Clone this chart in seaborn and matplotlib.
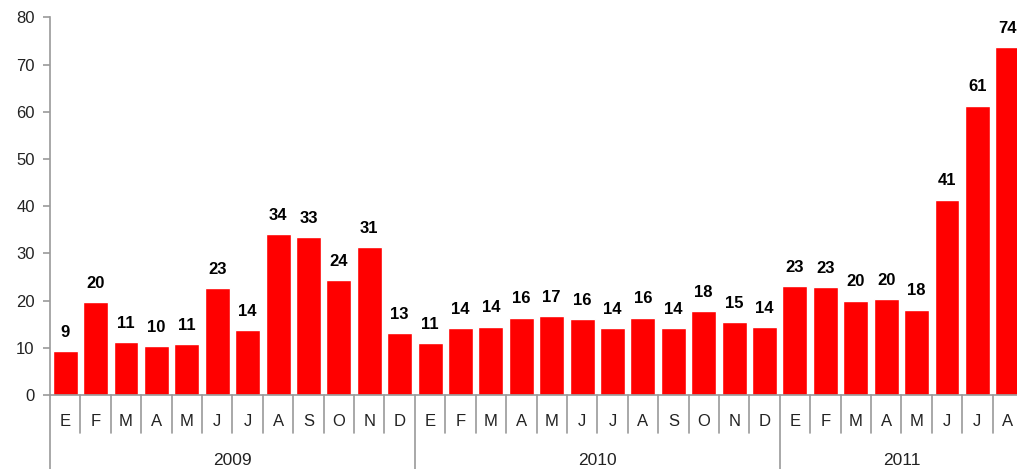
import numpy as np
import pandas as pd
import matplotlib
matplotlib.use('Agg')
import matplotlib.pyplot as plt
import matplotlib.transforms as mtransforms
import seaborn as sns

# Data
years = ['2009', '2010', '2011']
months_2009 = ['E', 'F', 'M', 'A', 'M', 'J', 'J', 'A', 'S', 'O', 'N', 'D']
months_2010 = ['E', 'F', 'M', 'A', 'M', 'J', 'J', 'A', 'S', 'O', 'N', 'D']
months_2011 = ['E', 'F', 'M', 'A', 'M', 'J', 'J', 'A']
values_2009 = [9.4, 19.7, 11.3, 10.4, 10.7, 22.6, 13.8, 34.0, 33.4, 24.3, 31.4, 13.2]
values_2010 = [11.0, 14.1, 14.5, 16.4, 16.7, 16.0, 14.1, 16.4, 14.1, 17.8, 15.4, 14.4]
values_2011 = [23.1, 22.9, 20.0, 20.4, 18.1, 41.4, 61.3, 73.7]

month_groups = [months_2009, months_2010, months_2011]
value_groups = [values_2009, values_2010, values_2011]

rows = []
for yr, ms, vs in zip(years, month_groups, value_groups):
    for m, v in zip(ms, vs):
        rows.append({'year': yr, 'month': m, 'value': v})
df = pd.DataFrame(rows)
df['pos'] = np.arange(len(df))

sns.set_style('white')
plt.rcParams['font.family'] = ['Liberation Sans', 'DejaVu Sans']

W, H = 1017, 469
fig = plt.figure(figsize=(W / 100, H / 100), dpi=100)
ax = fig.add_axes([50 / W, 74 / H, 973 / W, 377.7 / H])

sns.barplot(data=df, x='pos', y='value', color='#FF0000', saturation=1,
            width=0.82, ax=ax)

ax.bar_label(ax.containers[0], labels=[f'{v:.0f}' for v in df['value']],
             padding=8, fontsize=12, fontweight='bold', color='black')

ax.set_ylim(0, 80)
ax.set_xlim(-0.5, len(df) - 0.5)
ax.set_yticks(range(0, 81, 10))
ax.set_xticks(df['pos'], df['month'])
ax.set_xlabel('')
ax.set_ylabel('')

grey = '#9A9A9A'
for side in ['top', 'right']:
    ax.spines[side].set_visible(False)
for side in ['left', 'bottom']:
    ax.spines[side].set_color(grey)
    ax.spines[side].set_linewidth(1.2)

ax.tick_params(axis='y', direction='out', length=5, width=1.2, color=grey,
               pad=6, labelsize=12, labelcolor='#222222', left=True)
ax.tick_params(axis='x', which='major', length=0, pad=14,
               labelsize=12, labelcolor='#222222')

# month separators (short) and year separators (long)
n = len(df)
year_starts = np.cumsum([0] + [len(m) for m in month_groups])
boundaries = np.arange(n + 1) - 0.5
trans = mtransforms.blended_transform_factory(ax.transData, ax.transAxes)
for b in boundaries:
    is_year = (b + 0.5) in year_starts
    y_end = -74 / 377.7 if is_year else -38 / 377.7
    ax.plot([b, b], [0, y_end], transform=trans, color=grey, lw=1.2,
            clip_on=False)

for yr, s, e in zip(years, year_starts[:-1], year_starts[1:]):
    ax.text((s + e - 1) / 2, -65 / 377.7, yr, transform=trans, ha='center',
            va='center', fontsize=12.5, color='#222222')

fig.savefig('out.png', dpi=100)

◆ ◆ ◆ ◆

EXERCISE AIM
Repeat, word for word and with no pictures, only the lines running from the beginning of the data to the line that contains "ax.spines[side].set_linewidth(1.2)".

RESPONSE
Clone this chart in seaborn and matplotlib.
import numpy as np
import pandas as pd
import matplotlib
matplotlib.use('Agg')
import matplotlib.pyplot as plt
import matplotlib.transforms as mtransforms
import seaborn as sns

# Data
years = ['2009', '2010', '2011']
months_2009 = ['E', 'F', 'M', 'A', 'M', 'J', 'J', 'A', 'S', 'O', 'N', 'D']
months_2010 = ['E', 'F', 'M', 'A', 'M', 'J', 'J', 'A', 'S', 'O', 'N', 'D']
months_2011 = ['E', 'F', 'M', 'A', 'M', 'J', 'J', 'A']
values_2009 = [9.4, 19.7, 11.3, 10.4, 10.7, 22.6, 13.8, 34.0, 33.4, 24.3, 31.4, 13.2]
values_2010 = [11.0, 14.1, 14.5, 16.4, 16.7, 16.0, 14.1, 16.4, 14.1, 17.8, 15.4, 14.4]
values_2011 = [23.1, 22.9, 20.0, 20.4, 18.1, 41.4, 61.3, 73.7]

month_groups = [months_2009, months_2010, months_2011]
value_groups = [values_2009, values_2010, values_2011]

rows = []
for yr, ms, vs in zip(years, month_groups, value_groups):
    for m, v in zip(ms, vs):
        rows.append({'year': yr, 'month': m, 'value': v})
df = pd.DataFrame(rows)
df['pos'] = np.arange(len(df))

sns.set_style('white')
plt.rcParams['font.family'] = ['Liberation Sans', 'DejaVu Sans']

W, H = 1017, 469
fig = plt.figure(figsize=(W / 100, H / 100), dpi=100)
ax = fig.add_axes([50 / W, 74 / H, 973 / W, 377.7 / H])

sns.barplot(data=df, x='pos', y='value', color='#FF0000', saturation=1,
            width=0.82, ax=ax)

ax.bar_label(ax.containers[0], labels=[f'{v:.0f}' for v in df['value']],
             padding=8, fontsize=12, fontweight='bold', color='black')

ax.set_ylim(0, 80)
ax.set_xlim(-0.5, len(df) - 0.5)
ax.set_yticks(range(0, 81, 10))
ax.set_xticks(df['pos'], df['month'])
ax.set_xlabel('')
ax.set_ylabel('')

grey = '#9A9A9A'
for side in ['top', 'right']:
    ax.spines[side].set_visible(False)
for side in ['left', 'bottom']:
    ax.spines[side].set_color(grey)
    ax.spines[side].set_linewidth(1.2)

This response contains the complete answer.